- **Given information**
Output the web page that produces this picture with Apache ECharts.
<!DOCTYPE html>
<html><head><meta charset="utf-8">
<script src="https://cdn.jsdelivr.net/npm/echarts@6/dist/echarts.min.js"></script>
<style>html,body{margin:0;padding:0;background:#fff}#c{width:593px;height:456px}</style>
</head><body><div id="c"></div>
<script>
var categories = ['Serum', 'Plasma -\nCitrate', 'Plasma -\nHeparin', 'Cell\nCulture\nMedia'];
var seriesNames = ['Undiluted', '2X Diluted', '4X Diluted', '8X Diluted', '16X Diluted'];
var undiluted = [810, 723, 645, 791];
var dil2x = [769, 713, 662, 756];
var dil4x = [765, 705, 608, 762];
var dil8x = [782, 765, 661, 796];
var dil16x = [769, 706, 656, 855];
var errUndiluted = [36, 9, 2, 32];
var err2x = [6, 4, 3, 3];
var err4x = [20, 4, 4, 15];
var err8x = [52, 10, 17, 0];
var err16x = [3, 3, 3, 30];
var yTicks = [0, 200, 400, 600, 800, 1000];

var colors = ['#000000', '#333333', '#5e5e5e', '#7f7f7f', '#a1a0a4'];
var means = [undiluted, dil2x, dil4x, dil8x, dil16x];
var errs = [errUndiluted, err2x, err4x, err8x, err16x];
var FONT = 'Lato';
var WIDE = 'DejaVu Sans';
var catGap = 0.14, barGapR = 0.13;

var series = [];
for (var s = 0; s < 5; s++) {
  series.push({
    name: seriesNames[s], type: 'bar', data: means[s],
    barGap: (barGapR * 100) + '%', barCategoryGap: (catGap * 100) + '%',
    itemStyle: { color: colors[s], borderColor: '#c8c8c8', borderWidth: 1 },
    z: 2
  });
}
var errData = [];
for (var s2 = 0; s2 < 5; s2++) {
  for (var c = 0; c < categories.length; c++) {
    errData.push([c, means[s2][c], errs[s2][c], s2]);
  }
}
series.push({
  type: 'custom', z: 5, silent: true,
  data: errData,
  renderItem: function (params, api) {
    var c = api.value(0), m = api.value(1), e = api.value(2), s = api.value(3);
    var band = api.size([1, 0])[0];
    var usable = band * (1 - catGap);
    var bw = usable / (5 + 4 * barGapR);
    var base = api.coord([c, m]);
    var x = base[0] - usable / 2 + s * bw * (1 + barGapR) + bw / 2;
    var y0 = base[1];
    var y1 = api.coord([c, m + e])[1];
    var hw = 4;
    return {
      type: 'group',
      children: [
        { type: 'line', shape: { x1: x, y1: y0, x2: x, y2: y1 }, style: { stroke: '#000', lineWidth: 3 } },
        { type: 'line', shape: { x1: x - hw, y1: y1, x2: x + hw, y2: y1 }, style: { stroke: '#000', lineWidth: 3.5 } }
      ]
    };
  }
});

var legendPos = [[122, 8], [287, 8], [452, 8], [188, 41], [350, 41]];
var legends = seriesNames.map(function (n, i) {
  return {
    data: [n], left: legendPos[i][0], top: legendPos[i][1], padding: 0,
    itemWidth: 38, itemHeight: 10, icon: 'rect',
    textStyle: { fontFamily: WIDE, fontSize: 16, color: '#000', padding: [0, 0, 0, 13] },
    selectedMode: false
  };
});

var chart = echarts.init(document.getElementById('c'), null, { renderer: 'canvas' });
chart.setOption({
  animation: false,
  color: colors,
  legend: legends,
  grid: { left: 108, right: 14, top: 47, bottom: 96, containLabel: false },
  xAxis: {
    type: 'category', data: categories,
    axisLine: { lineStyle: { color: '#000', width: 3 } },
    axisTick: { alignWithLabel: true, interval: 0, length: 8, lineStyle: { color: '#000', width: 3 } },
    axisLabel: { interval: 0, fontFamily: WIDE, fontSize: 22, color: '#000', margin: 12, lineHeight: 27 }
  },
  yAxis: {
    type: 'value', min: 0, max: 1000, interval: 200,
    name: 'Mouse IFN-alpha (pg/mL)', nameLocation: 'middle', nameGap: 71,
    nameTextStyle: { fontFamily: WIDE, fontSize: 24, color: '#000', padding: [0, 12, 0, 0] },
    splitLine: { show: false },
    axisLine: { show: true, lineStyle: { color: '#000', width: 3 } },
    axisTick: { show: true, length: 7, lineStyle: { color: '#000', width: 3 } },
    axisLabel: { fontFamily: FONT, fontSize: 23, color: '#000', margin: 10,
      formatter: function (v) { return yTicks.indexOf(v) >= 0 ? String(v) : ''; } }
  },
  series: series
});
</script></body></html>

- **Task requirements**
The listing above should be transcribed in full, exactly as written.

- **The response**
Output the web page that produces this picture with Apache ECharts.
<!DOCTYPE html>
<html><head><meta charset="utf-8">
<script src="https://cdn.jsdelivr.net/npm/echarts@6/dist/echarts.min.js"></script>
<style>html,body{margin:0;padding:0;background:#fff}#c{width:593px;height:456px}</style>
</head><body><div id="c"></div>
<script>
var categories = ['Serum', 'Plasma -\nCitrate', 'Plasma -\nHeparin', 'Cell\nCulture\nMedia'];
var seriesNames = ['Undiluted', '2X Diluted', '4X Diluted', '8X Diluted', '16X Diluted'];
var undiluted = [810, 723, 645, 791];
var dil2x = [769, 713, 662, 756];
var dil4x = [765, 705, 608, 762];
var dil8x = [782, 765, 661, 796];
var dil16x = [769, 706, 656, 855];
var errUndiluted = [36, 9, 2, 32];
var err2x = [6, 4, 3, 3];
var err4x = [20, 4, 4, 15];
var err8x = [52, 10, 17, 0];
var err16x = [3, 3, 3, 30];
var yTicks = [0, 200, 400, 600, 800, 1000];

var colors = ['#000000', '#333333', '#5e5e5e', '#7f7f7f', '#a1a0a4'];
var means = [undiluted, dil2x, dil4x, dil8x, dil16x];
var errs = [errUndiluted, err2x, err4x, err8x, err16x];
var FONT = 'Lato';
var WIDE = 'DejaVu Sans';
var catGap = 0.14, barGapR = 0.13;

var series = [];
for (var s = 0; s < 5; s++) {
  series.push({
    name: seriesNames[s], type: 'bar', data: means[s],
    barGap: (barGapR * 100) + '%', barCategoryGap: (catGap * 100) + '%',
    itemStyle: { color: colors[s], borderColor: '#c8c8c8', borderWidth: 1 },
    z: 2
  });
}
var errData = [];
for (var s2 = 0; s2 < 5; s2++) {
  for (var c = 0; c < categories.length; c++) {
    errData.push([c, means[s2][c], errs[s2][c], s2]);
  }
}
series.push({
  type: 'custom', z: 5, silent: true,
  data: errData,
  renderItem: function (params, api) {
    var c = api.value(0), m = api.value(1), e = api.value(2), s = api.value(3);
    var band = api.size([1, 0])[0];
    var usable = band * (1 - catGap);
    var bw = usable / (5 + 4 * barGapR);
    var base = api.coord([c, m]);
    var x = base[0] - usable / 2 + s * bw * (1 + barGapR) + bw / 2;
    var y0 = base[1];
    var y1 = api.coord([c, m + e])[1];
    var hw = 4;
    return {
      type: 'group',
      children: [
        { type: 'line', shape: { x1: x, y1: y0, x2: x, y2: y1 }, style: { stroke: '#000', lineWidth: 3 } },
        { type: 'line', shape: { x1: x - hw, y1: y1, x2: x + hw, y2: y1 }, style: { stroke: '#000', lineWidth: 3.5 } }
      ]
    };
  }
});

var legendPos = [[122, 8], [287, 8], [452, 8], [188, 41], [350, 41]];
var legends = seriesNames.map(function (n, i) {
  return {
    data: [n], left: legendPos[i][0], top: legendPos[i][1], padding: 0,
    itemWidth: 38, itemHeight: 10, icon: 'rect',
    textStyle: { fontFamily: WIDE, fontSize: 16, color: '#000', padding: [0, 0, 0, 13] },
    selectedMode: false
  };
});

var chart = echarts.init(document.getElementById('c'), null, { renderer: 'canvas' });
chart.setOption({
  animation: false,
  color: colors,
  legend: legends,
  grid: { left: 108, right: 14, top: 47, bottom: 96, containLabel: false },
  xAxis: {
    type: 'category', data: categories,
    axisLine: { lineStyle: { color: '#000', width: 3 } },
    axisTick: { alignWithLabel: true, interval: 0, length: 8, lineStyle: { color: '#000', width: 3 } },
    axisLabel: { interval: 0, fontFamily: WIDE, fontSize: 22, color: '#000', margin: 12, lineHeight: 27 }
  },
  yAxis: {
    type: 'value', min: 0, max: 1000, interval: 200,
    name: 'Mouse IFN-alpha (pg/mL)', nameLocation: 'middle', nameGap: 71,
    nameTextStyle: { fontFamily: WIDE, fontSize: 24, color: '#000', padding: [0, 12, 0, 0] },
    splitLine: { show: false },
    axisLine: { show: true, lineStyle: { color: '#000', width: 3 } },
    axisTick: { show: true, length: 7, lineStyle: { color: '#000', width: 3 } },
    axisLabel: { fontFamily: FONT, fontSize: 23, color: '#000', margin: 10,
      formatter: function (v) { return yTicks.indexOf(v) >= 0 ? String(v) : ''; } }
  },
  series: series
});
</script></body></html>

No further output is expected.